(Figure scripts)

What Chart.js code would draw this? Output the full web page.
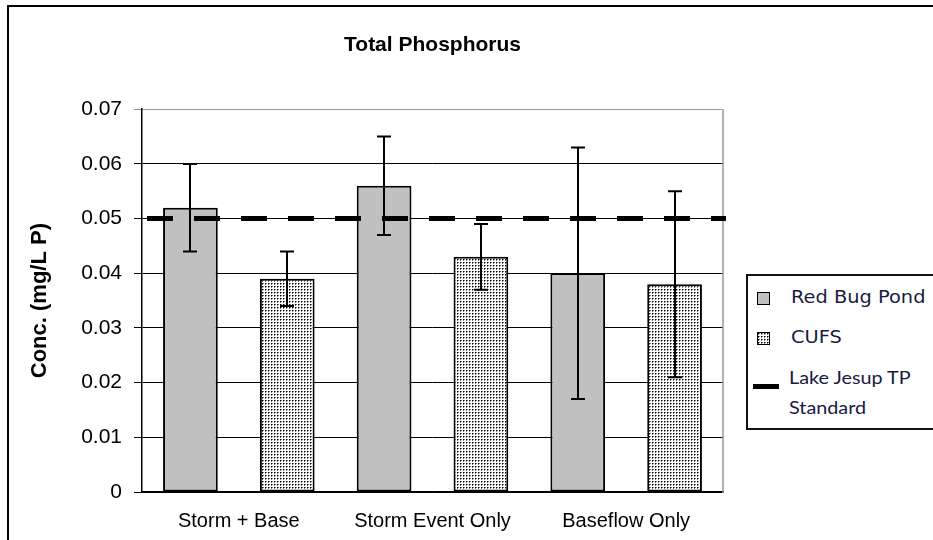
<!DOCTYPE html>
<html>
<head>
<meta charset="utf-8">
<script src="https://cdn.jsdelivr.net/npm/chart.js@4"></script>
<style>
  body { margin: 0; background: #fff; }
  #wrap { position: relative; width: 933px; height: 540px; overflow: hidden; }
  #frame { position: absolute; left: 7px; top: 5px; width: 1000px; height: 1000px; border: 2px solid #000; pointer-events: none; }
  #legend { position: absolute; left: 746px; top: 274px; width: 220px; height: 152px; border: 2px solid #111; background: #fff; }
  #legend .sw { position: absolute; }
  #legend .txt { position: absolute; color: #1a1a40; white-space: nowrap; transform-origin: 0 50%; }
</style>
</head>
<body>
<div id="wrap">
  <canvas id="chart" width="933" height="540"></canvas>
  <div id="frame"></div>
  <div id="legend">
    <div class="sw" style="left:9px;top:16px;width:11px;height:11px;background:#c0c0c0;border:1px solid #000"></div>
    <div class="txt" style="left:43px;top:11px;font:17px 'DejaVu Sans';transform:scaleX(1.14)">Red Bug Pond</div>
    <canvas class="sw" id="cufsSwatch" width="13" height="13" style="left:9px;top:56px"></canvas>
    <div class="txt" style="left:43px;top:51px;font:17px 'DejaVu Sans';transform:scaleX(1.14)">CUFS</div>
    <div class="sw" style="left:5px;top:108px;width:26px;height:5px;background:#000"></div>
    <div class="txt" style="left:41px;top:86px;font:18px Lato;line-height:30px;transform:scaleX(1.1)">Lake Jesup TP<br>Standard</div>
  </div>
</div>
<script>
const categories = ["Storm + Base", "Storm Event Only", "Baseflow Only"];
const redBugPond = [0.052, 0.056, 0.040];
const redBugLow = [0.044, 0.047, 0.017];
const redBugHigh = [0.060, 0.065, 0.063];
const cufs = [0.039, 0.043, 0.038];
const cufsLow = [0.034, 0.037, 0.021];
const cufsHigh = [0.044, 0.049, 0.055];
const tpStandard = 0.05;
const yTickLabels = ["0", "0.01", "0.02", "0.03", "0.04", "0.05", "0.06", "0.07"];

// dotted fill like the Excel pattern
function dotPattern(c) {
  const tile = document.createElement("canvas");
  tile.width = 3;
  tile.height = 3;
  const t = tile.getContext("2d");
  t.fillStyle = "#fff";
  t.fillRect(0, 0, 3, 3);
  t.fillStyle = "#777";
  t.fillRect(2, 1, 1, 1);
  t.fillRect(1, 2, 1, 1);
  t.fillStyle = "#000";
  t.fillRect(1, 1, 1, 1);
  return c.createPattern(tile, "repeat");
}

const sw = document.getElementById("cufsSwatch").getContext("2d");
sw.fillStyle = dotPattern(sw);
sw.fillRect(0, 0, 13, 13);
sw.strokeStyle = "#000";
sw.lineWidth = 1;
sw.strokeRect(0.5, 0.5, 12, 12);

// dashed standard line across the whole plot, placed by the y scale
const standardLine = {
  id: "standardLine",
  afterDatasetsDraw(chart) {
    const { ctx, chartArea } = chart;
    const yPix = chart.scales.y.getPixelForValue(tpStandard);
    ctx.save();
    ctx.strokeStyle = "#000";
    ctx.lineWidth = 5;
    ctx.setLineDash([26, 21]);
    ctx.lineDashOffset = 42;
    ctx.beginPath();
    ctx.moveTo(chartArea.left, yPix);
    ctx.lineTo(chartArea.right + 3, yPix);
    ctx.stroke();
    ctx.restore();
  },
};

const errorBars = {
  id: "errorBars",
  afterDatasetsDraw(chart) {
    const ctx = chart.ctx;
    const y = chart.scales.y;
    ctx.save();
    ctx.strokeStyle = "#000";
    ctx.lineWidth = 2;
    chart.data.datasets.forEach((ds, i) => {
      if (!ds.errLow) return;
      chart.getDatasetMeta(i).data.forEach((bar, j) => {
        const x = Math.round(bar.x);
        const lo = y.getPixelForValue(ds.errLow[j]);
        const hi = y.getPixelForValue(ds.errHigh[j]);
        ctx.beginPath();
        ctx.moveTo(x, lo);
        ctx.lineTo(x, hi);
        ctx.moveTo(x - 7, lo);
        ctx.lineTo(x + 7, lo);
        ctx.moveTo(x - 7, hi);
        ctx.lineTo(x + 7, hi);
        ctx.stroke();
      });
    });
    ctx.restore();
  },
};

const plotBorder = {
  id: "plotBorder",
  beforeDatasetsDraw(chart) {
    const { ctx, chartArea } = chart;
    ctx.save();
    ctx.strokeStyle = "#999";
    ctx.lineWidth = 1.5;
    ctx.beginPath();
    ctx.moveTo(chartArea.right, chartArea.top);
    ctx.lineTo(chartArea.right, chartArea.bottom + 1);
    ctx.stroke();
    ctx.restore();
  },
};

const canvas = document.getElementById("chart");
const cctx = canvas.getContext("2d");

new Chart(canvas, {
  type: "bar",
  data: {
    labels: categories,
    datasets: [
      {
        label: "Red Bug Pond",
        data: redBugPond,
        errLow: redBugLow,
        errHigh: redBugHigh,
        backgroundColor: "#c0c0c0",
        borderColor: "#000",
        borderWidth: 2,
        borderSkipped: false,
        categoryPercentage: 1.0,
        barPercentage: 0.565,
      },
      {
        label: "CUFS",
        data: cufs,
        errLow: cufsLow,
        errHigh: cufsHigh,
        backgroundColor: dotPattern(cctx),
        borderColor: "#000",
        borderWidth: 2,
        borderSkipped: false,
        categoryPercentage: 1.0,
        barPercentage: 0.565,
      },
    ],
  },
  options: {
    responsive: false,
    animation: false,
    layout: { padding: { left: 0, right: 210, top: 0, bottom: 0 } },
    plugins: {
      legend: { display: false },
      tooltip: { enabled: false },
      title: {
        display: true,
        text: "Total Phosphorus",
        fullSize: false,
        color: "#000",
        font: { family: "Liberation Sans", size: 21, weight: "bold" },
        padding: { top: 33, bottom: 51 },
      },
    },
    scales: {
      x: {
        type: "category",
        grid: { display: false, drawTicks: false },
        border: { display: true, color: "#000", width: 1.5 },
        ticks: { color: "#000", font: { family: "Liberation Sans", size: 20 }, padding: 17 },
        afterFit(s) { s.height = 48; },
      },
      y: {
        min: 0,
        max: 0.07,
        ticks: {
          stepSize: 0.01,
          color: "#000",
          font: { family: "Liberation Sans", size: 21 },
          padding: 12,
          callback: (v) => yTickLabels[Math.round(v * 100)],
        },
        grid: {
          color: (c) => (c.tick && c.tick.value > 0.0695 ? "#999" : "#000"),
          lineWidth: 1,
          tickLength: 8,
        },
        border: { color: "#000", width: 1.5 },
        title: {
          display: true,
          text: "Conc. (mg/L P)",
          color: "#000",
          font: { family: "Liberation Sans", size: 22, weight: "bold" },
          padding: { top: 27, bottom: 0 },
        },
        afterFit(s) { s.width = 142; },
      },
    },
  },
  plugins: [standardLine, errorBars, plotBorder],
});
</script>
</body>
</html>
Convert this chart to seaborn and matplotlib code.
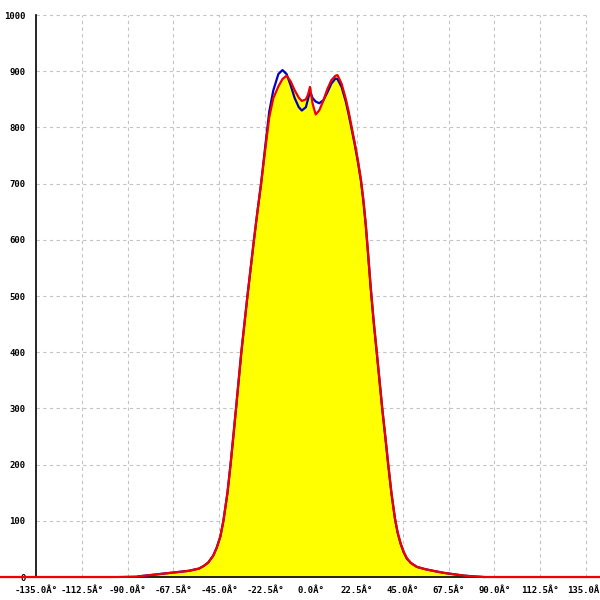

Work to be completed = Reproduce all entries without any change, and omit the pictures.

Solution to this exercise =
What Chart.js code would draw this? Output the full web page.
<!DOCTYPE html>
<html>
<head>
<meta charset="utf-8">
<script src="https://cdn.jsdelivr.net/npm/chart.js@4"></script>
<style>
  body { margin: 0; background: #fff; }
  #wrap { position: relative; width: 933px; height: 540px; overflow: hidden; }
  #frame { position: absolute; left: 7px; top: 5px; width: 1000px; height: 1000px; border: 2px solid #000; pointer-events: none; }
  #legend { position: absolute; left: 746px; top: 274px; width: 220px; height: 152px; border: 2px solid #111; background: #fff; }
  #legend .sw { position: absolute; }
  #legend .txt { position: absolute; color: #1a1a40; white-space: nowrap; transform-origin: 0 50%; }
</style>
</head>
<body>
<div id="wrap">
  <canvas id="chart" width="933" height="540"></canvas>
  <div id="frame"></div>
  <div id="legend">
    <div class="sw" style="left:9px;top:16px;width:11px;height:11px;background:#c0c0c0;border:1px solid #000"></div>
    <div class="txt" style="left:43px;top:11px;font:17px 'DejaVu Sans';transform:scaleX(1.14)">Red Bug Pond</div>
    <canvas class="sw" id="cufsSwatch" width="13" height="13" style="left:9px;top:56px"></canvas>
    <div class="txt" style="left:43px;top:51px;font:17px 'DejaVu Sans';transform:scaleX(1.14)">CUFS</div>
    <div class="sw" style="left:5px;top:108px;width:26px;height:5px;background:#000"></div>
    <div class="txt" style="left:41px;top:86px;font:18px Lato;line-height:30px;transform:scaleX(1.1)">Lake Jesup TP<br>Standard</div>
  </div>
</div>
<script>
const categories = ["Storm + Base", "Storm Event Only", "Baseflow Only"];
const redBugPond = [0.052, 0.056, 0.040];
const redBugLow = [0.044, 0.047, 0.017];
const redBugHigh = [0.060, 0.065, 0.063];
const cufs = [0.039, 0.043, 0.038];
const cufsLow = [0.034, 0.037, 0.021];
const cufsHigh = [0.044, 0.049, 0.055];
const tpStandard = 0.05;
const yTickLabels = ["0", "0.01", "0.02", "0.03", "0.04", "0.05", "0.06", "0.07"];

// dotted fill like the Excel pattern
function dotPattern(c) {
  const tile = document.createElement("canvas");
  tile.width = 3;
  tile.height = 3;
  const t = tile.getContext("2d");
  t.fillStyle = "#fff";
  t.fillRect(0, 0, 3, 3);
  t.fillStyle = "#777";
  t.fillRect(2, 1, 1, 1);
  t.fillRect(1, 2, 1, 1);
  t.fillStyle = "#000";
  t.fillRect(1, 1, 1, 1);
  return c.createPattern(tile, "repeat");
}

const sw = document.getElementById("cufsSwatch").getContext("2d");
sw.fillStyle = dotPattern(sw);
sw.fillRect(0, 0, 13, 13);
sw.strokeStyle = "#000";
sw.lineWidth = 1;
sw.strokeRect(0.5, 0.5, 12, 12);

// dashed standard line across the whole plot, placed by the y scale
const standardLine = {
  id: "standardLine",
  afterDatasetsDraw(chart) {
    const { ctx, chartArea } = chart;
    const yPix = chart.scales.y.getPixelForValue(tpStandard);
    ctx.save();
    ctx.strokeStyle = "#000";
    ctx.lineWidth = 5;
    ctx.setLineDash([26, 21]);
    ctx.lineDashOffset = 42;
    ctx.beginPath();
    ctx.moveTo(chartArea.left, yPix);
    ctx.lineTo(chartArea.right + 3, yPix);
    ctx.stroke();
    ctx.restore();
  },
};

const errorBars = {
  id: "errorBars",
  afterDatasetsDraw(chart) {
    const ctx = chart.ctx;
    const y = chart.scales.y;
    ctx.save();
    ctx.strokeStyle = "#000";
    ctx.lineWidth = 2;
    chart.data.datasets.forEach((ds, i) => {
      if (!ds.errLow) return;
      chart.getDatasetMeta(i).data.forEach((bar, j) => {
        const x = Math.round(bar.x);
        const lo = y.getPixelForValue(ds.errLow[j]);
        const hi = y.getPixelForValue(ds.errHigh[j]);
        ctx.beginPath();
        ctx.moveTo(x, lo);
        ctx.lineTo(x, hi);
        ctx.moveTo(x - 7, lo);
        ctx.lineTo(x + 7, lo);
        ctx.moveTo(x - 7, hi);
        ctx.lineTo(x + 7, hi);
        ctx.stroke();
      });
    });
    ctx.restore();
  },
};

const plotBorder = {
  id: "plotBorder",
  beforeDatasetsDraw(chart) {
    const { ctx, chartArea } = chart;
    ctx.save();
    ctx.strokeStyle = "#999";
    ctx.lineWidth = 1.5;
    ctx.beginPath();
    ctx.moveTo(chartArea.right, chartArea.top);
    ctx.lineTo(chartArea.right, chartArea.bottom + 1);
    ctx.stroke();
    ctx.restore();
  },
};

const canvas = document.getElementById("chart");
const cctx = canvas.getContext("2d");

new Chart(canvas, {
  type: "bar",
  data: {
    labels: categories,
    datasets: [
      {
        label: "Red Bug Pond",
        data: redBugPond,
        errLow: redBugLow,
        errHigh: redBugHigh,
        backgroundColor: "#c0c0c0",
        borderColor: "#000",
        borderWidth: 2,
        borderSkipped: false,
        categoryPercentage: 1.0,
        barPercentage: 0.565,
      },
      {
        label: "CUFS",
        data: cufs,
        errLow: cufsLow,
        errHigh: cufsHigh,
        backgroundColor: dotPattern(cctx),
        borderColor: "#000",
        borderWidth: 2,
        borderSkipped: false,
        categoryPercentage: 1.0,
        barPercentage: 0.565,
      },
    ],
  },
  options: {
    responsive: false,
    animation: false,
    layout: { padding: { left: 0, right: 210, top: 0, bottom: 0 } },
    plugins: {
      legend: { display: false },
      tooltip: { enabled: false },
      title: {
        display: true,
        text: "Total Phosphorus",
        fullSize: false,
        color: "#000",
        font: { family: "Liberation Sans", size: 21, weight: "bold" },
        padding: { top: 33, bottom: 51 },
      },
    },
    scales: {
      x: {
        type: "category",
        grid: { display: false, drawTicks: false },
        border: { display: true, color: "#000", width: 1.5 },
        ticks: { color: "#000", font: { family: "Liberation Sans", size: 20 }, padding: 17 },
        afterFit(s) { s.height = 48; },
      },
      y: {
        min: 0,
        max: 0.07,
        ticks: {
          stepSize: 0.01,
          color: "#000",
          font: { family: "Liberation Sans", size: 21 },
          padding: 12,
          callback: (v) => yTickLabels[Math.round(v * 100)],
        },
        grid: {
          color: (c) => (c.tick && c.tick.value > 0.0695 ? "#999" : "#000"),
          lineWidth: 1,
          tickLength: 8,
        },
        border: { color: "#000", width: 1.5 },
        title: {
          display: true,
          text: "Conc. (mg/L P)",
          color: "#000",
          font: { family: "Liberation Sans", size: 22, weight: "bold" },
          padding: { top: 27, bottom: 0 },
        },
        afterFit(s) { s.width = 142; },
      },
    },
  },
  plugins: [standardLine, errorBars, plotBorder],
});
</script>
</body>
</html>
Convert this chart to seaborn and matplotlib code.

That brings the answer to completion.